Just as important as the X's and O's are the Jimmy’s and the Joe’s.
With so many newcomers, establishing culture, identity, leadership and chemistry need to be paramount.
Collison agrees with the need for the team to coalesce.
“Leadership is so big right now for this team. We have some young guys on the verge of being really good. We have a chance of being special as the year progresses, whether it’s this year, next year. As the year goes on I feel like this team is going to improve and it starts with leadership.
“Guys have got to be outspoken. We gotta really speak our minds. Take whatever we learned from our previous teams, we gotta bring it back here.”
In the treacherous terrain that is the Western Conference, there is a lot of work to be done by the Kings.
However, there is recent precedent in the league for Sacramento to believe a turnaround is possible.
Phoenix and Charlotte were +23 and +22 respectively in wins last year in comparison to their previous campaigns. Defense was a cornerstone for the Bobcats, who went from 29th in the NBA to 4th in points allowed.
And a defensive plan is what Malone and the Kings will need to evangelize. He’s done it as an assistant. Can he do it as the head coach in his second season?
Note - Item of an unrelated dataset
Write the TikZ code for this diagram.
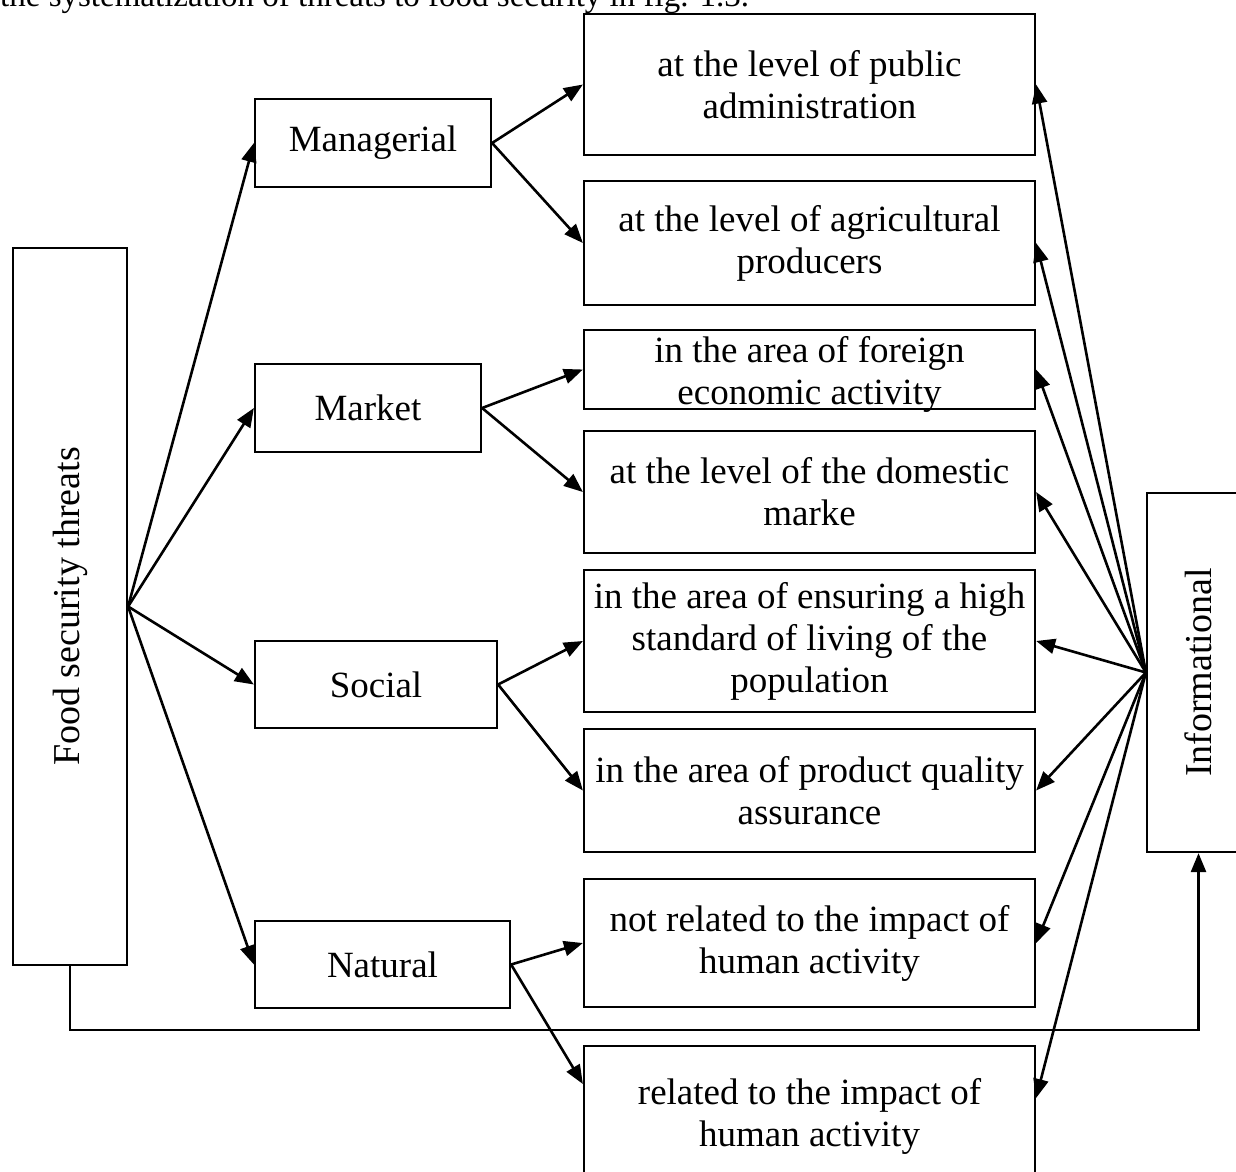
\documentclass[tikz,border=0pt]{standalone}
\usepackage{fontspec}
\setmainfont{Liberation Serif}
\usetikzlibrary{arrows.meta,calc}

\tikzset{
  txt/.style={font=\fontsize{37}{42}\selectfont, align=center},
  box/.style={draw, line width=2.2pt, inner sep=0pt, txt},
  arr/.style={line width=2.6pt, -{Triangle[length=19pt,width=15pt]}},
  link/.style={line width=2.6pt}
}

\begin{document}
\begin{tikzpicture}[x=1pt,y=-1pt]
\useasboundingbox (0,0) rectangle (1236,1171);

% heading line of the running text, cut by the page top
\node[anchor=base west, inner sep=0pt, font=\fontsize{33}{40}\selectfont] (head) at (0,6)
  {the systematization of threats to food security in fig. 1.3.};

% main block
\node[box, minimum width=114pt, minimum height=717pt] (threats) at (70,606.5)
  {\rotatebox{90}{\fontsize{38}{42}\selectfont Food security threats}};

% groups of threats
\node[box, minimum width=236pt, minimum height=88pt] (man) at (373,143) {Managerial};
\node[box, minimum width=226pt, minimum height=88pt] (mkt) at (368,408) {Market};
\node[box, minimum width=242pt, minimum height=87pt] (soc) at (376,684.5) {Social};
\node[box, minimum width=255pt, minimum height=87pt] (nat) at (382.5,964.5) {Natural};

% subgroups
\node[box, minimum width=451pt, minimum height=141pt] (b1) at (809.5,84.5)
  {at the level of public\\administration};
\node[box, minimum width=451pt, minimum height=124pt] (b2) at (809.5,243)
  {at the level of agricultural\\producers};
\node[box, minimum width=451pt, minimum height=79pt] (b3) at (809.5,369.5) {};
\node[txt, inner sep=0pt] (b3t) at (809.5,374) {in the area of foreign\\economic activity};
\node[box, minimum width=451pt, minimum height=122pt] (b4) at (809.5,492)
  {at the level of the domestic\\marke};
\node[box, minimum width=451pt, minimum height=142pt] (b5) at (809.5,641)
  {in the area of ensuring a high\\standard of living of the\\population};
\node[box, minimum width=451pt, minimum height=123pt] (b6) at (809.5,790.5)
  {in the area of product quality\\assurance};
\node[box, minimum width=451pt, minimum height=128pt] (b7) at (809.5,943)
  {not related to the impact of\\human activity};
\node[box, minimum width=451pt, minimum height=140pt] (b8) at (809.5,1116)
  {related to the impact of\\human activity};

% informational threats
\node[box, minimum width=103pt, minimum height=359pt] (info) at (1198.5,672.5)
  {\rotatebox{90}{\fontsize{38}{42}\selectfont Informational}};

% from the main block to the groups
\foreach \g in {man,mkt,soc,nat}
  \draw[arr] (threats.east) -- (\g.west);

% from the groups to the subgroups
\draw[arr] (man.east) -- (b1.west);
\draw[arr] (man.east) -- (b2.west);
\draw[arr] (mkt.east) -- (b3.west);
\draw[arr] (mkt.east) -- (b4.west);
\draw[arr] (soc.east) -- (b5.west);
\draw[arr] (soc.east) -- (b6.west);
\draw[arr] (nat.east) -- (b7.west);
\draw[arr] (nat.east) -- ([yshift=32pt]b8.west);

% informational threats reach every subgroup
\foreach \b in {b1,b2,b3,b4,b5,b6,b7}
  \draw[arr] (info.west) -- (\b.east);
\draw[arr] (info.west) -- ([yshift=18pt]b8.east);

% feedback line along the bottom
\draw[arr] (threats.south) -- ++(0,-64pt) -| (info.south);
\end{tikzpicture}
\end{document}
As an assistant, Malone’s defenses have shown promise:
2012-13 with Golden State
Rebounding went from 28th the year prior to 3rd; field-goal percentage against from 20th to 3rd; 3-point field goals against went from 28th to 7th.
2010-11 New Orleans
An NBA-best 8.7 fewer points allowed than previous season -- from 102.7 to 94 points per game allowed.
So questions are looming for the Kings:
Is Cousins ready to take it to the next level?
Can Malone turn around this moribund franchise with better defense while simultaneously getting the offense to percolate with his “trust the pass” and “play for each other” mentality?
That lofty goal of returning to the glory days is not going to happen this season. But the modest improvement that Ranadive indicated on Media Day is now expected.